* [Material]:
--------------------------------------------------
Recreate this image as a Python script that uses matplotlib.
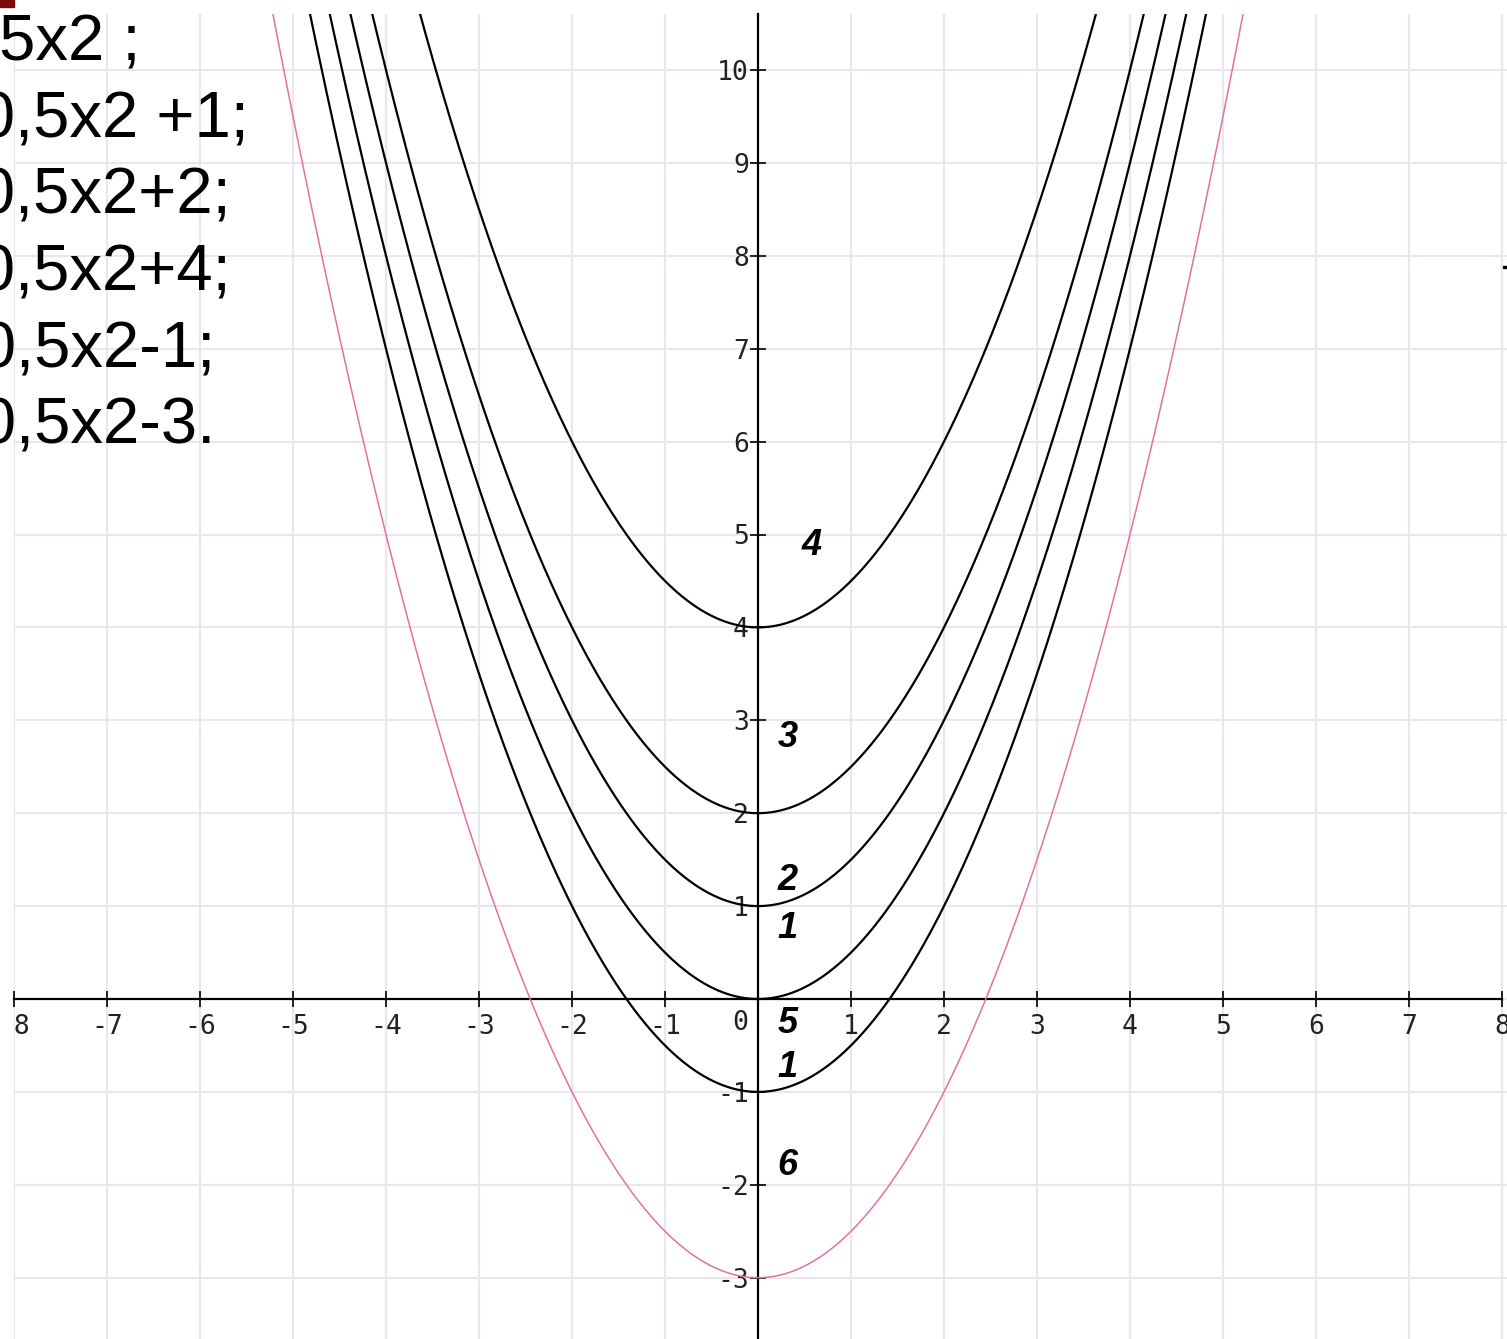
import numpy as np
import matplotlib
matplotlib.use("Agg")
import matplotlib.pyplot as plt

plt.rcParams["axes.unicode_minus"] = False

# parabolas y = a*x^2 + c
a = 0.5
shifts_black = [0, 1, 2, 4, -1]
shift_pink = -3

xticks = [-8, -7, -6, -5, -4, -3, -2, -1, 1, 2, 3, 4, 5, 6, 7, 8]
yticks = [-3, -2, -1, 1, 2, 3, 4, 5, 6, 7, 8, 9, 10]

formulas = ["у=0,5x2 ;", "у=0,5x2 +1;", "у=0,5x2+2;",
            "у=0,5x2+4;", "у=0,5x2-1;", "у=0,5x2-3."]
formula_right = [141, 249, 232, 232, 216, 216]  # px
formula_base = [60, 137, 213, 290, 367, 443]    # px

curve_labels = ["4", "3", "2", "1", "5", "1", "6"]
label_pos = [(0.58, 4.88), (0.32, 2.82), (0.32, 1.28), (0.32, 0.76),
             (0.32, -0.26), (0.32, -0.74), (0.32, -1.79)]

W, H = 1507, 1339
fig = plt.figure(figsize=(W / 100, H / 100), dpi=100)
fig.patch.set_facecolor("white")
ax = fig.add_axes([14 / W, 0, (W - 14) / W, (H - 14) / H])
ax.set_xlim(-8, -8 + (W - 14) / 93)
ax.set_ylim((999 - H) / 92.9, (999 - 14) / 92.9)

# grid
for gx in range(-8, 9):
    ax.axvline(gx, color="#e9e5f1", lw=1.5, zorder=0)
for gy in range(-3, 11):
    ax.axhline(gy, color="#e9e5f1", lw=1.5, zorder=0)

# axes through origin
for s in ["top", "right"]:
    ax.spines[s].set_visible(False)
ax.spines["left"].set_position(("data", 0))
ax.spines["bottom"].set_position(("data", 0))
ax.spines["left"].set_linewidth(1.6)
ax.spines["bottom"].set_linewidth(1.6)
ax.spines["bottom"].set_bounds(-8, 8)

ax.set_xticks(xticks)
ax.set_yticks(yticks)
ax.tick_params(direction="inout", length=11, width=1.2, colors="black",
               labelcolor="#222222", labelsize=19)
ax.tick_params(axis="x", pad=5)
ax.tick_params(axis="y", pad=1)
for lbl in ax.get_xticklabels() + ax.get_yticklabels():
    lbl.set_family("DejaVu Sans Mono")
for lbl in ax.get_xticklabels():
    lbl.set_clip_on(True)
    lbl.set_clip_box(ax.bbox)
ax.text(-0.19, -0.12, "0", ha="center", va="top", fontsize=19,
        family="DejaVu Sans Mono", color="#222222")

x = np.linspace(-8, 8, 1601)
for c in shifts_black:
    ax.plot(x, a * x ** 2 + c, color="black", lw=1.6, zorder=3)
ax.plot(x, a * x ** 2 + shift_pink, color="#e0729f", lw=1.1, zorder=3)

for t, (px, py) in zip(curve_labels, label_pos):
    ax.text(px, py, t, ha="center", va="center", fontsize=26,
            family="Liberation Sans", weight="bold", style="italic",
            color="black", zorder=5)

for t, r, b in zip(formulas, formula_right, formula_base):
    fig.text(r / W, 1 - b / H, t, ha="right", va="baseline", fontsize=47,
             family="Liberation Sans", color="black")

# small marks at the edges
fig.patches.append(plt.Rectangle((0, 1 - 7 / H), 14 / W, 7 / H,
                                 transform=fig.transFigure, color="#7a0a0a"))
fig.patches.append(plt.Rectangle((1503 / W, 1 - 268 / H), 4 / W, 2 / H,
                                 transform=fig.transFigure, color="black"))

fig.savefig("out.png", dpi=100)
--------------------------------------------------
* [Task goal]:
All of the lines above should be retyped precisely, apart from the pictures.

* [Finished exercise]:
Recreate this image as a Python script that uses matplotlib.
import numpy as np
import matplotlib
matplotlib.use("Agg")
import matplotlib.pyplot as plt

plt.rcParams["axes.unicode_minus"] = False

# parabolas y = a*x^2 + c
a = 0.5
shifts_black = [0, 1, 2, 4, -1]
shift_pink = -3

xticks = [-8, -7, -6, -5, -4, -3, -2, -1, 1, 2, 3, 4, 5, 6, 7, 8]
yticks = [-3, -2, -1, 1, 2, 3, 4, 5, 6, 7, 8, 9, 10]

formulas = ["у=0,5x2 ;", "у=0,5x2 +1;", "у=0,5x2+2;",
            "у=0,5x2+4;", "у=0,5x2-1;", "у=0,5x2-3."]
formula_right = [141, 249, 232, 232, 216, 216]  # px
formula_base = [60, 137, 213, 290, 367, 443]    # px

curve_labels = ["4", "3", "2", "1", "5", "1", "6"]
label_pos = [(0.58, 4.88), (0.32, 2.82), (0.32, 1.28), (0.32, 0.76),
             (0.32, -0.26), (0.32, -0.74), (0.32, -1.79)]

W, H = 1507, 1339
fig = plt.figure(figsize=(W / 100, H / 100), dpi=100)
fig.patch.set_facecolor("white")
ax = fig.add_axes([14 / W, 0, (W - 14) / W, (H - 14) / H])
ax.set_xlim(-8, -8 + (W - 14) / 93)
ax.set_ylim((999 - H) / 92.9, (999 - 14) / 92.9)

# grid
for gx in range(-8, 9):
    ax.axvline(gx, color="#e9e5f1", lw=1.5, zorder=0)
for gy in range(-3, 11):
    ax.axhline(gy, color="#e9e5f1", lw=1.5, zorder=0)

# axes through origin
for s in ["top", "right"]:
    ax.spines[s].set_visible(False)
ax.spines["left"].set_position(("data", 0))
ax.spines["bottom"].set_position(("data", 0))
ax.spines["left"].set_linewidth(1.6)
ax.spines["bottom"].set_linewidth(1.6)
ax.spines["bottom"].set_bounds(-8, 8)

ax.set_xticks(xticks)
ax.set_yticks(yticks)
ax.tick_params(direction="inout", length=11, width=1.2, colors="black",
               labelcolor="#222222", labelsize=19)
ax.tick_params(axis="x", pad=5)
ax.tick_params(axis="y", pad=1)
for lbl in ax.get_xticklabels() + ax.get_yticklabels():
    lbl.set_family("DejaVu Sans Mono")
for lbl in ax.get_xticklabels():
    lbl.set_clip_on(True)
    lbl.set_clip_box(ax.bbox)
ax.text(-0.19, -0.12, "0", ha="center", va="top", fontsize=19,
        family="DejaVu Sans Mono", color="#222222")

x = np.linspace(-8, 8, 1601)
for c in shifts_black:
    ax.plot(x, a * x ** 2 + c, color="black", lw=1.6, zorder=3)
ax.plot(x, a * x ** 2 + shift_pink, color="#e0729f", lw=1.1, zorder=3)

for t, (px, py) in zip(curve_labels, label_pos):
    ax.text(px, py, t, ha="center", va="center", fontsize=26,
            family="Liberation Sans", weight="bold", style="italic",
            color="black", zorder=5)

for t, r, b in zip(formulas, formula_right, formula_base):
    fig.text(r / W, 1 - b / H, t, ha="right", va="baseline", fontsize=47,
             family="Liberation Sans", color="black")

# small marks at the edges
fig.patches.append(plt.Rectangle((0, 1 - 7 / H), 14 / W, 7 / H,
                                 transform=fig.transFigure, color="#7a0a0a"))
fig.patches.append(plt.Rectangle((1503 / W, 1 - 268 / H), 4 / W, 2 / H,
                                 transform=fig.transFigure, color="black"))

fig.savefig("out.png", dpi=100)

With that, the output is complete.